• **Task statement**:
Starting with the first line of the data that follows, transcribe every line verbatim until the line containing "1, y(0.25), y(1)]);" has been transcribed.

• **Supplied data**:

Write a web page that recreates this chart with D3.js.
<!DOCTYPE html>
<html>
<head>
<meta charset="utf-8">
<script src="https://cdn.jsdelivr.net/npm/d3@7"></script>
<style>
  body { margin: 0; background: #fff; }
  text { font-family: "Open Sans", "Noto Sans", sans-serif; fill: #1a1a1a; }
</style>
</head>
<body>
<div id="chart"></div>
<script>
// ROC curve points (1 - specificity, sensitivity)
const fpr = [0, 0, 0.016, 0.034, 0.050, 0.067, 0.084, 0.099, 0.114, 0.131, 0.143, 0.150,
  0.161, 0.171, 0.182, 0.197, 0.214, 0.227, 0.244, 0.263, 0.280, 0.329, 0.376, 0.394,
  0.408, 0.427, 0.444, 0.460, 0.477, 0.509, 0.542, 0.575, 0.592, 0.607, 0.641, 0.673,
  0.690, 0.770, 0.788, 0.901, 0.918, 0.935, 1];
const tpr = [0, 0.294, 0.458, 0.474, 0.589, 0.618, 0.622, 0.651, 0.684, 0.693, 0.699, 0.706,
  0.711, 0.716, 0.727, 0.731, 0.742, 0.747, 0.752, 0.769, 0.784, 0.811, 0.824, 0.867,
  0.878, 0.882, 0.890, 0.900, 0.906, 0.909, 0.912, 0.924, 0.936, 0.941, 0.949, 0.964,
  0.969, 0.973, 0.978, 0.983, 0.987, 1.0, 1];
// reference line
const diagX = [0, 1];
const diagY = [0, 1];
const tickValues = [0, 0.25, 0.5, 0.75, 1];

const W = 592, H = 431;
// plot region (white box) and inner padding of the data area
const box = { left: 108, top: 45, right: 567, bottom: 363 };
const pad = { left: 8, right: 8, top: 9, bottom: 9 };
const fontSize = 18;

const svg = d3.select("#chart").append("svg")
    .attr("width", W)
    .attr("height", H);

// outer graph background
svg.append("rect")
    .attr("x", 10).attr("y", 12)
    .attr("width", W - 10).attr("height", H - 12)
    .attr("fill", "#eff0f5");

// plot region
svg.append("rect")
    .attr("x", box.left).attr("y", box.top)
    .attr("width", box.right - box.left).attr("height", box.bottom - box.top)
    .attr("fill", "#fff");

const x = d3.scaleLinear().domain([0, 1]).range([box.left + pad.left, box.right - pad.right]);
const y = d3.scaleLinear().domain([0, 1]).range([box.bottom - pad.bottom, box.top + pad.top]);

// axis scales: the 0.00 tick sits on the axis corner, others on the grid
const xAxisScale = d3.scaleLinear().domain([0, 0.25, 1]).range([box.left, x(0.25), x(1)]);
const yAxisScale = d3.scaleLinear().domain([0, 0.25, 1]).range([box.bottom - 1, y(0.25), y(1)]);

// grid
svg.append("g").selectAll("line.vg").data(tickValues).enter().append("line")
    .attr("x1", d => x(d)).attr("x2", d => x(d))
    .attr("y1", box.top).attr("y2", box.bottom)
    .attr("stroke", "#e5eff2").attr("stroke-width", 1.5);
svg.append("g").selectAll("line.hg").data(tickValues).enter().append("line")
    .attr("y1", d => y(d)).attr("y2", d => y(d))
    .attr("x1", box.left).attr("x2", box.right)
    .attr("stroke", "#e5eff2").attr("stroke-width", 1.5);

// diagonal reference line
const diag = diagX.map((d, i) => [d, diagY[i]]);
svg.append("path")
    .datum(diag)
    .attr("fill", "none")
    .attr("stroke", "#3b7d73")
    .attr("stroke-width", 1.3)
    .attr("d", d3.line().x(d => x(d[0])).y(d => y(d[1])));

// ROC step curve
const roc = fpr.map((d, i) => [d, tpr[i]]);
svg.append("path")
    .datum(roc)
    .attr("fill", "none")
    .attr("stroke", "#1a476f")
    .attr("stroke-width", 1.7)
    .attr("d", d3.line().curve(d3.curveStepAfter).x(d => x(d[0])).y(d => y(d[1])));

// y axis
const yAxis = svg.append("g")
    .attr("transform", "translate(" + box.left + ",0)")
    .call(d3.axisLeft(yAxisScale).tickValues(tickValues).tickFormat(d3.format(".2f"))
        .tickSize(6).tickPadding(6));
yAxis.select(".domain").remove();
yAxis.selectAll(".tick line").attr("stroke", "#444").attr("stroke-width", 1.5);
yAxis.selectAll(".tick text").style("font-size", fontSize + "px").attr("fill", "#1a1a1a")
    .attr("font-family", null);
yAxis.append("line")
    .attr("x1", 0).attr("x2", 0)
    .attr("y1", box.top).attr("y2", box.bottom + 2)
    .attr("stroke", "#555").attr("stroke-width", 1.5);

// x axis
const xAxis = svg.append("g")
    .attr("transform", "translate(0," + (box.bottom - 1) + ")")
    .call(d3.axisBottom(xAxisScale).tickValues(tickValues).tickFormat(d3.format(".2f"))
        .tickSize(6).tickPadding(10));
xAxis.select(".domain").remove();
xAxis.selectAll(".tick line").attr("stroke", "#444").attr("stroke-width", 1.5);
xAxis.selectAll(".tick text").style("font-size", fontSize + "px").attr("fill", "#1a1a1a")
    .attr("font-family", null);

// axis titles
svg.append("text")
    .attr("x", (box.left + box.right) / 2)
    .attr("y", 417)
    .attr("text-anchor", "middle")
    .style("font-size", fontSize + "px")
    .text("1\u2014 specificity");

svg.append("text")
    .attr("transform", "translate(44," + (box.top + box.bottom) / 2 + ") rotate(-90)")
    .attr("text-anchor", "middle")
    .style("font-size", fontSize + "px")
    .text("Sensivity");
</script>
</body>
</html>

• **The answer**:
Write a web page that recreates this chart with D3.js.
<!DOCTYPE html>
<html>
<head>
<meta charset="utf-8">
<script src="https://cdn.jsdelivr.net/npm/d3@7"></script>
<style>
  body { margin: 0; background: #fff; }
  text { font-family: "Open Sans", "Noto Sans", sans-serif; fill: #1a1a1a; }
</style>
</head>
<body>
<div id="chart"></div>
<script>
// ROC curve points (1 - specificity, sensitivity)
const fpr = [0, 0, 0.016, 0.034, 0.050, 0.067, 0.084, 0.099, 0.114, 0.131, 0.143, 0.150,
  0.161, 0.171, 0.182, 0.197, 0.214, 0.227, 0.244, 0.263, 0.280, 0.329, 0.376, 0.394,
  0.408, 0.427, 0.444, 0.460, 0.477, 0.509, 0.542, 0.575, 0.592, 0.607, 0.641, 0.673,
  0.690, 0.770, 0.788, 0.901, 0.918, 0.935, 1];
const tpr = [0, 0.294, 0.458, 0.474, 0.589, 0.618, 0.622, 0.651, 0.684, 0.693, 0.699, 0.706,
  0.711, 0.716, 0.727, 0.731, 0.742, 0.747, 0.752, 0.769, 0.784, 0.811, 0.824, 0.867,
  0.878, 0.882, 0.890, 0.900, 0.906, 0.909, 0.912, 0.924, 0.936, 0.941, 0.949, 0.964,
  0.969, 0.973, 0.978, 0.983, 0.987, 1.0, 1];
// reference line
const diagX = [0, 1];
const diagY = [0, 1];
const tickValues = [0, 0.25, 0.5, 0.75, 1];

const W = 592, H = 431;
// plot region (white box) and inner padding of the data area
const box = { left: 108, top: 45, right: 567, bottom: 363 };
const pad = { left: 8, right: 8, top: 9, bottom: 9 };
const fontSize = 18;

const svg = d3.select("#chart").append("svg")
    .attr("width", W)
    .attr("height", H);

// outer graph background
svg.append("rect")
    .attr("x", 10).attr("y", 12)
    .attr("width", W - 10).attr("height", H - 12)
    .attr("fill", "#eff0f5");

// plot region
svg.append("rect")
    .attr("x", box.left).attr("y", box.top)
    .attr("width", box.right - box.left).attr("height", box.bottom - box.top)
    .attr("fill", "#fff");

const x = d3.scaleLinear().domain([0, 1]).range([box.left + pad.left, box.right - pad.right]);
const y = d3.scaleLinear().domain([0, 1]).range([box.bottom - pad.bottom, box.top + pad.top]);

// axis scales: the 0.00 tick sits on the axis corner, others on the grid
const xAxisScale = d3.scaleLinear().domain([0, 0.25, 1]).range([box.left, x(0.25), x(1)]);
const yAxisScale = d3.scaleLinear().domain([0, 0.25, 1]).range([box.bottom - 1, y(0.25), y(1)]);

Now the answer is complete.